For we don’t choose our memories, we don’t plan them, we don’t manipulate them such that they are good or great when recorded.  No, very much like my photography, my memories are shot from the hip, only my mind serving to brace the mental camera and steady its sensory aim.

And though I can pick out more than an unfair share of memories that I would consider bad, I would not trade them for the world, for what has come before is what has brought me to this place.  Not so much defining me, for post hoc ergo propter hoc is a logical fallacy indeed, but my memories draw the boundaries of my experience, lessons to be learned from, whether good or bad, and moments forever defined in my mental photo gallery.

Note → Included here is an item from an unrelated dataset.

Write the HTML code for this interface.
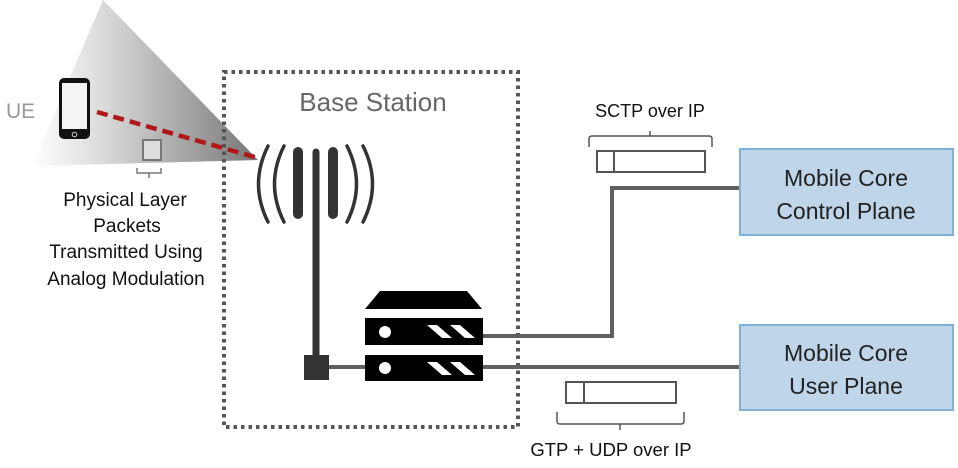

Ultimately, and not before trying to be a different kind of photographer, I found myself relinquishing control and allowing myself to enjoy the way I like to take photos: from the hip, ad hoc, as life happens.  Like accumulating memories from decades gone by, something about that kind of photography fulfills within me the need to paint a picture that is real—dare I say natural?—and unvarnished by what I hoped for.

Because the world is rarely what we hoped for.  It’s up to us to accept that and make do with what comes our way, good or bad, and relish the memories—the photographs—not because they make us laugh or make us weep or fill our otherwise monotonous days with variety, but instead because they are real, they are ours, and the story they tell is a tale no other may know.  For they are, you see, my photographs, my memories, and they capture not just what was seen by me, but also what I experienced, where I was, when I was, and what I was doing.

So a professional photographer I will never be.  And I’m rather pleased with that.

A widow skimmer (a.k.a. widow; Libellula luctuosa) on a blade of grass (2009_07_07_026195)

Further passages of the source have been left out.